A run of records

────────────────

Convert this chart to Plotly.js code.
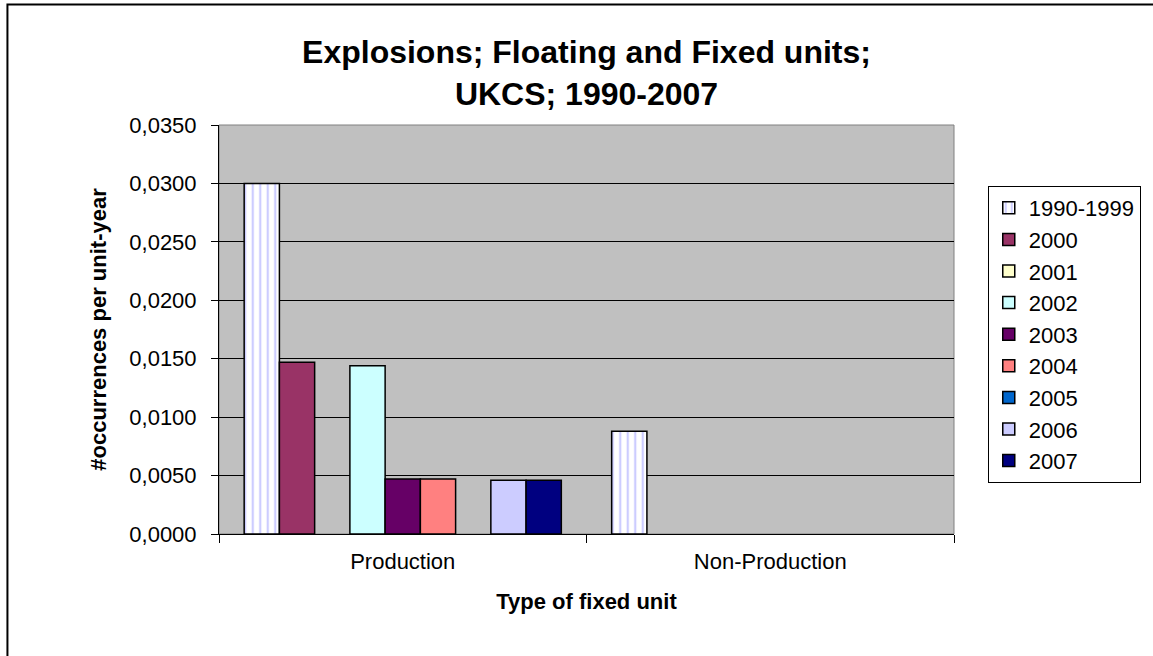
<!DOCTYPE html>
<html>
<head>
<meta charset="utf-8">
<script src="https://cdn.plot.ly/plotly-3.0.1.min.js"></script>
<style>
  html, body { margin: 0; padding: 0; background: #ffffff; }
  #chart { width: 1153px; height: 656px; }
</style>
</head>
<body>
<div id="chart"></div>
<script>
// Categories (x axis)
const categories = ["Production", "Non-Production"];

// Series names (legend)
const seriesNames = ["1990-1999", "2000", "2001", "2002", "2003", "2004", "2005", "2006", "2007"];

// Series values per category (null = no bar)
const v1990_1999 = [0.0300, 0.0088];
const v2000 = [0.0147, null];
const v2001 = [null, null];
const v2002 = [0.0144, null];
const v2003 = [0.0047, null];
const v2004 = [0.0047, null];
const v2005 = [null, null];
const v2006 = [0.0046, null];
const v2007 = [0.0046, null];

const seriesValues = [v1990_1999, v2000, v2001, v2002, v2003, v2004, v2005, v2006, v2007];

// Classic Excel palette colours
const seriesColors = ["#FFFFFF", "#993366", "#FFFFCC", "#CCFFFF", "#660066", "#FF8080", "#0066CC", "#CCCCFF", "#000080"];

const FONT = "Arial, 'Liberation Sans', sans-serif";

const traces = seriesNames.map((name, i) => {
  const t = {
    type: "bar",
    name: name,
    x: categories,
    y: seriesValues[i],
    legendgroup: "g" + i,
    marker: {
      color: seriesColors[i],
      line: { color: "#000000", width: 1.5 }
    },
    hoverinfo: "x+y+name"
  };
  if (i === 0) {
    t.marker.pattern = {
      shape: "|",
      fgcolor: "#9999FF",
      bgcolor: "#FFFFFF",
      size: 7.5,
      solidity: 0.3,
      fillmode: "overlay"
    };
  }
  return t;
});

// plot area geometry helpers (paper coordinates)
const L = 219, R = 194, T = 125, B = 122;
const W = 1153, H = 656;
const PW = W - L - R, PH = H - T - B;
const px = (x) => (x - L) / PW;
const py = (y) => (H - B - y) / PH;

const layout = {
  width: W,
  height: H,
  margin: { l: L, r: R, t: T, b: B, pad: 0 },
  paper_bgcolor: "#FFFFFF",
  plot_bgcolor: "#C0C0C0",
  separators: ", ",
  font: { family: FONT, size: 22, color: "#000000" },
  title: {
    text: "<b>Explosions; Floating and Fixed units;<br>UKCS; 1990-2007</b>",
    font: { family: FONT, size: 32, color: "#000000" },
    x: 0.5,
    xref: "paper",
    xanchor: "center",
    y: 1 - 63 / H,
    yref: "container",
    yanchor: "middle"
  },
  barmode: "group",
  bargap: 0.137,
  bargroupgap: 0,
  xaxis: {
    type: "category",
    tickson: "boundaries",
    ticks: "outside",
    ticklen: 8,
    tickcolor: "#000000",
    tickwidth: 1,
    showline: true,
    linecolor: "#000000",
    linewidth: 1,
    showgrid: false,
    ticklabelstandoff: 8,
    tickfont: { family: FONT, size: 22, color: "#000000" },
    title: {
      text: "<b>Type of fixed unit</b>",
      font: { family: FONT, size: 22, color: "#000000" },
      standoff: 20
    }
  },
  yaxis: {
    range: [0, 0.035],
    dtick: 0.005,
    tick0: 0,
    tickformat: ".4f",
    ticks: "outside",
    ticklen: 7,
    tickcolor: "#000000",
    tickwidth: 1,
    showline: true,
    linecolor: "#000000",
    linewidth: 1,
    showgrid: true,
    gridcolor: "#000000",
    gridwidth: 1,
    zeroline: false,
    ticklabelstandoff: 10,
    tickfont: { family: FONT, size: 22, color: "#000000" },
    title: {
      text: "<b>#occurrences per unit-year</b>",
      font: { family: FONT, size: 22, color: "#000000" },
      standoff: 16
    }
  },
  legend: {
    x: px(993),
    xanchor: "left",
    y: py(186),
    yanchor: "top",
    bgcolor: "#FFFFFF",
    bordercolor: "#000000",
    borderwidth: 1,
    font: { family: FONT, size: 22, color: "#000000" },
    tracegroupgap: 0,
    traceorder: "normal",
    itemclick: false
  },
  shapes: [
    {
      type: "rect", xref: "paper", yref: "paper",
      x0: 0, x1: 1, y0: 0, y1: 1,
      line: { color: "#808080", width: 1 },
      layer: "below"
    },
    {
      type: "rect", xref: "paper", yref: "paper",
      x0: px(6), x1: px(1170), y0: py(670), y1: py(4.5),
      line: { color: "#000000", width: 2 },
      fillcolor: "rgba(0,0,0,0)",
      layer: "above"
    }
  ],
  showlegend: true
};

Plotly.newPlot("chart", traces, layout, { displayModeBar: false, responsive: false });
</script>
</body>
</html>
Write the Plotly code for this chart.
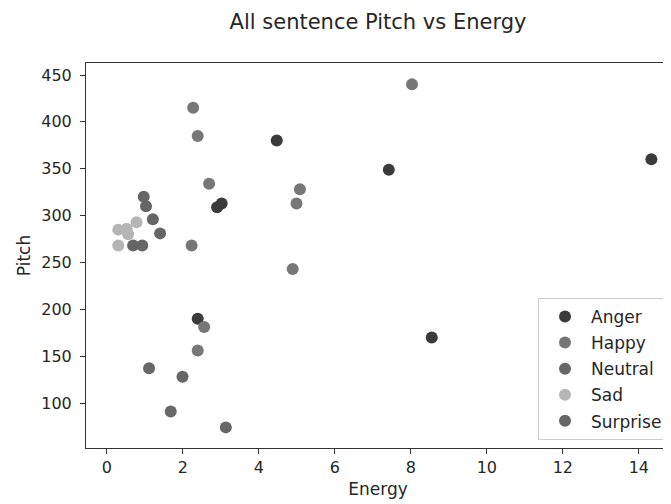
import plotly.graph_objects as go

# Energy / Pitch per emotion
anger_energy = [4.47, 7.42, 14.33, 8.55, 2.39, 2.90, 3.02]
anger_pitch = [380, 349, 360, 170, 190, 309, 313]

happy_energy = [2.27, 2.39, 8.03, 2.69, 5.08, 4.99, 4.89, 2.23, 2.56, 2.39]
happy_pitch = [415, 385, 440, 334, 328, 313, 243, 268, 181, 156]

neutral_energy = [0.97, 1.03, 1.21, 1.40, 0.69, 0.93]
neutral_pitch = [320, 310, 296, 281, 268, 268]

sad_energy = [0.30, 0.52, 0.78, 0.30, 0.56]
sad_pitch = [285, 286, 293, 268, 280]

surprise_energy = [1.11, 1.99, 1.68, 3.13]
surprise_pitch = [137, 128, 91, 74]

labels = ["Anger", "Happy", "Neutral", "Sad", "Surprise"]
colors = ["#3b3b3b", "#777777", "#666666", "#b5b5b5", "#676767"]
series = [
    (anger_energy, anger_pitch),
    (happy_energy, happy_pitch),
    (neutral_energy, neutral_pitch),
    (sad_energy, sad_pitch),
    (surprise_energy, surprise_pitch),
]

FONT = "DejaVu Sans"
INK = "#262626"

fig = go.Figure()
for name, col, (xs, ys) in zip(labels, colors, series):
    fig.add_trace(go.Scatter(
        x=xs, y=ys, mode="markers", name=name, legendgroup=name,
        marker=dict(color=col, size=12, line=dict(width=0)),
    ))

axis_common = dict(
    showgrid=False, zeroline=False, showline=True, linecolor="#333333",
    linewidth=1, mirror=True, ticks="outside", ticklen=5, tickcolor="#333333",
    tickfont=dict(family=FONT, size=16, color=INK),
)

# page body has an 8px margin, so the figure is a bit smaller than the window
fig.update_layout(
    width=663, height=496,
    paper_bgcolor="white", plot_bgcolor="white",
    margin=dict(l=78, r=1, t=55, b=56),
    font=dict(family=FONT, size=16, color=INK),
    title=dict(text="All sentence Pitch vs Energy", x=0.5, xref="paper",
               y=1 - 14 / 496, yref="container", yanchor="middle",
               font=dict(family=FONT, size=21, color=INK)),
    xaxis=dict(range=[-0.55, 14.82], tickvals=[0, 2, 4, 6, 8, 10, 12, 14],
               title=dict(text="Energy", standoff=6,
                          font=dict(family=FONT, size=17, color=INK)),
               **axis_common),
    yaxis=dict(range=[52, 462.8], tickvals=[100, 150, 200, 250, 300, 350, 400, 450],
               ticklabelstandoff=5,
               title=dict(text="Pitch", standoff=6,
                          font=dict(family=FONT, size=17, color=INK)),
               **axis_common),
    legend=dict(x=0.9966, y=0.021, xanchor="right", yanchor="bottom",
                bgcolor="rgba(255,255,255,0.8)", bordercolor="#cccccc",
                borderwidth=1, tracegroupgap=1, itemwidth=42,
                font=dict(family=FONT, size=17, color=INK)),
)

fig.write_html("out.html")
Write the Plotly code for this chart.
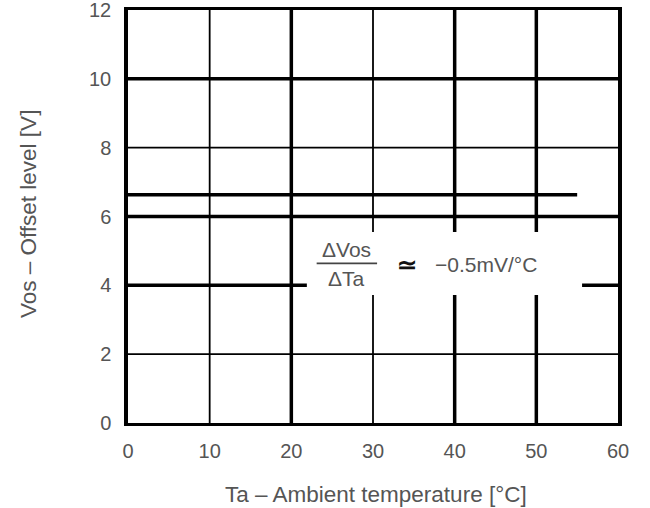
import plotly.graph_objects as go

# Data
ta = [0, 55]
vos = [6.63, 6.63]

x_ticks = [0, 10, 20, 30, 40, 50, 60]
y_ticks = [0, 2, 4, 6, 8, 10, 12]
thick_x = [20, 40, 50]
thin_x = [10, 30]
thick_y = [4, 6, 10]
thin_y = [2, 8]

label_box = dict(x0=21.9, x1=55.6, y0=3.72, y1=5.55)
numerator = "ΔVos"
denominator = "ΔTa"
approx = "≃"
coef_text = "−0.5mV/°C"
x_title = "Ta – Ambient temperature [°C]"
y_title = "Vos – Offset level [V]"

FONT = "Liberation Sans, Arial, sans-serif"
TXT = "#555555"

fig = go.Figure()
fig.add_trace(go.Scatter(x=ta, y=vos, mode="lines",
                         line=dict(color="black", width=3.5),
                         showlegend=False, hoverinfo="skip"))

shapes = []
for v in thin_x:
    shapes.append(dict(type="line", xref="x", yref="y", x0=v, x1=v, y0=0, y1=12,
                       line=dict(color="black", width=1.8), layer="below"))
for v in thick_x:
    shapes.append(dict(type="line", xref="x", yref="y", x0=v, x1=v, y0=0, y1=12,
                       line=dict(color="black", width=3.5), layer="below"))
for v in thin_y:
    shapes.append(dict(type="line", xref="x", yref="y", x0=0, x1=60, y0=v, y1=v,
                       line=dict(color="black", width=1.8), layer="below"))
for v in thick_y:
    shapes.append(dict(type="line", xref="x", yref="y", x0=0, x1=60, y0=v, y1=v,
                       line=dict(color="black", width=3.5), layer="below"))
# white label box hiding the grid
shapes.append(dict(type="rect", xref="x", yref="y", fillcolor="white",
                   line=dict(width=0), layer="below", **label_box))
# fraction bar
shapes.append(dict(type="line", xref="x", yref="y", x0=23.1, x1=30.5, y0=4.64, y1=4.64,
                   line=dict(color="#444444", width=1.8), layer="above"))

annotations = [
    dict(x=26.8, y=5.05, xref="x", yref="y", text=numerator, showarrow=False,
         font=dict(family=FONT, size=21, color=TXT)),
    dict(x=26.8, y=4.2, xref="x", yref="y", text=denominator, showarrow=False,
         font=dict(family=FONT, size=21, color=TXT)),
    dict(x=34.2, y=4.62, xref="x", yref="y", text="<b>" + approx + "</b>", showarrow=False,
         font=dict(family=FONT, size=24, color="#111111")),
    dict(x=43.8, y=4.62, xref="x", yref="y", text=coef_text, showarrow=False,
         font=dict(family=FONT, size=21, color=TXT)),
    dict(x=0.506, y=-0.174, xref="paper", yref="paper", text=x_title, showarrow=False,
         xanchor="center", yanchor="middle",
         font=dict(family=FONT, size=22.5, color=TXT)),
    dict(x=-0.204, y=0.506, xref="paper", yref="paper", text=y_title, showarrow=False,
         xanchor="center", yanchor="middle", textangle=-90,
         font=dict(family=FONT, size=22.5, color=TXT)),
]

fig.update_layout(
    width=650, height=508,
    margin=dict(l=128, r=32, t=10, b=85),
    paper_bgcolor="white", plot_bgcolor="white",
    shapes=shapes, annotations=annotations,
    font=dict(family=FONT, size=20, color=TXT),
    xaxis=dict(range=[0, 60], tickvals=x_ticks, showgrid=False, zeroline=False,
               showline=True, mirror=True, linecolor="black", linewidth=3,
               ticks="", ticklabelstandoff=8, automargin=False,
               ticklabeloverflow="allow",
               tickfont=dict(family=FONT, size=20, color=TXT)),
    yaxis=dict(range=[0, 12], tickvals=y_ticks, showgrid=False, zeroline=False,
               showline=True, mirror=True, linecolor="black", linewidth=3.5,
               ticks="", ticklabelstandoff=9, automargin=False,
               ticklabeloverflow="allow",
               tickfont=dict(family=FONT, size=20, color=TXT)),
)

fig.write_html("out.html")
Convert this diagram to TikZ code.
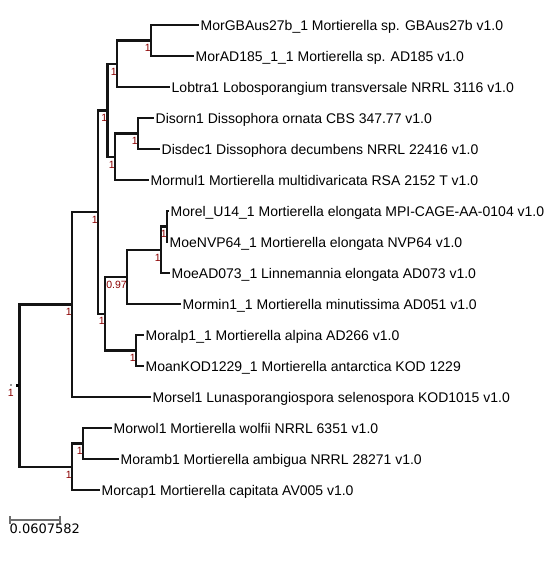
\documentclass[tikz,border=0pt]{standalone}
\usepackage{fontspec}
\setmainfont{Liberation Sans}
\newfontfamily\scalefont{DejaVu Sans}
\usetikzlibrary{calc}
\definecolor{branch}{HTML}{141414}
\definecolor{suppt}{HTML}{8B0000}
\definecolor{bargray}{HTML}{6E6E6E}
\definecolor{dotgray}{HTML}{9A9A9A}
\tikzset{
  br/.style={draw=branch, line width=2.4pt},
  tip/.style={anchor=west, font=\fontsize{14}{14}\selectfont, text height=10pt,
              text depth=0pt, inner xsep=1.5pt, inner ysep=0pt},
  supp/.style={anchor=east, font=\fontsize{10.5}{10.5}\selectfont, text=suppt,
               text height=7.5pt, text depth=0pt, inner sep=0.5pt},
  sbar/.style={draw=bargray, line width=1.8pt},
  rootmark/.style={fill=black, minimum size=3pt, inner sep=0pt},
  rootdot/.style={fill=dotgray, minimum size=2pt, inner sep=0pt}
}

\begin{document}
\begin{tikzpicture}[x=1pt,y=-1pt]
  \useasboundingbox (0,0) rectangle (558,566);
  \foreach \n/\x/\y in {R/19.5/385.6, A/72/304.5, B/98/212, C/107.5/110.3, D/117/63.8,
                        E/151/40.5, F/115/156.8, G/138/133.5, H/105/313.7, I/127/276.9,
                        J/161/249.8, K/167/226.5, L/136/350.5, M/72/466.8, N/83/443.5} {
    \coordinate (\n) at (\x,\y);
  }

  \foreach \n/\x/\y/\t in {
      gbaus/199/25/{MorGBAus27b\_1 Mortierella sp. GBAus27b v1.0},
      ad185/194/56/{MorAD185\_1\_1 Mortierella sp. AD185 v1.0},
      lobtra/170/87/{Lobtra1 Lobosporangium transversale NRRL 3116 v1.0},
      disorn/154/118/{Disorn1 Dissophora ornata CBS 347.77 v1.0},
      disdec/160/149/{Disdec1 Dissophora decumbens NRRL 22416 v1.0},
      mormul/149/180/{Mormul1 Mortierella multidivaricata RSA 2152 T v1.0},
      morel/169/211/{Morel\_U14\_1 Mortierella elongata MPI-CAGE-AA-0104 v1.0},
      moenvp/168/242/{MoeNVP64\_1 Mortierella elongata NVP64 v1.0},
      moead/170/273/{MoeAD073\_1 Linnemannia elongata AD073 v1.0},
      mormin/181/304/{Mormin1\_1 Mortierella minutissima AD051 v1.0},
      moralp/144/335/{Moralp1\_1 Mortierella alpina AD266 v1.0},
      moan/144/366/{MoanKOD1229\_1 Mortierella antarctica KOD 1229},
      morsel/151/397/{Morsel1 Lunasporangiospora selenospora KOD1015 v1.0},
      morwol/112/428/{Morwol1 Mortierella wolfii NRRL 6351 v1.0},
      moramb/119/459/{Moramb1 Mortierella ambigua NRRL 28271 v1.0},
      morcap/100/490/{Morcap1 Mortierella capitata AV005 v1.0}} {
    \node[tip] (\n) at (\x,\y) {\t};
  }

  \foreach \p/\c in {R/A, R/M, A/B, B/C, B/H, C/D, C/F, D/E, F/G, H/I, H/L, I/J, J/K, M/N} {
    \draw[br] (\p) |- (\c);
  }
  \foreach \p/\c in {E/gbaus, E/ad185, D/lobtra, G/disorn, G/disdec, F/mormul, K/morel, K/moenvp,
                     J/moead, I/mormin, L/moralp, L/moan, A/morsel, N/morwol, N/moramb, M/morcap} {
    \draw[br] (\p) |- (\c.west);
  }

  \foreach \n/\s in {A/1, B/1, C/1, D/1, E/1, F/1, G/1, H/1, I/0.97, J/1, K/1, L/1, M/1, N/1} {
    \node[supp] (s\n) at ([shift={(0.5,7.5)}]\n) {\s};
  }
  \node[rootmark] (rootsq) at (17,385.6) {};
  \node[rootdot] (rootgr) at (11,385) {};
  \node[supp] (sR) at (14.5,393) {1};

  \coordinate (sb0) at (10,520);
  \coordinate (sb1) at (60,520);
  \draw[sbar] (sb0) -- (sb1);
  \draw[sbar] ([yshift=-4pt]sb0) -- ([yshift=4pt]sb0);
  \draw[sbar] ([yshift=-4pt]sb1) -- ([yshift=4pt]sb1);
  \node[anchor=base west, font=\scalefont\fontsize{13}{13}\selectfont, inner sep=0pt] (sblabel)
    at (9.5,533.5) {0.0607582};
\end{tikzpicture}
\end{document}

────────────────

■ **Exercise prompt**
Search the data for "this". Copy every line that has it.

■ **In response**
Convert this chart to Plotly.js code.
Write the Plotly code for this chart.
Write the Plotly code for this chart.
Convert this diagram to TikZ code.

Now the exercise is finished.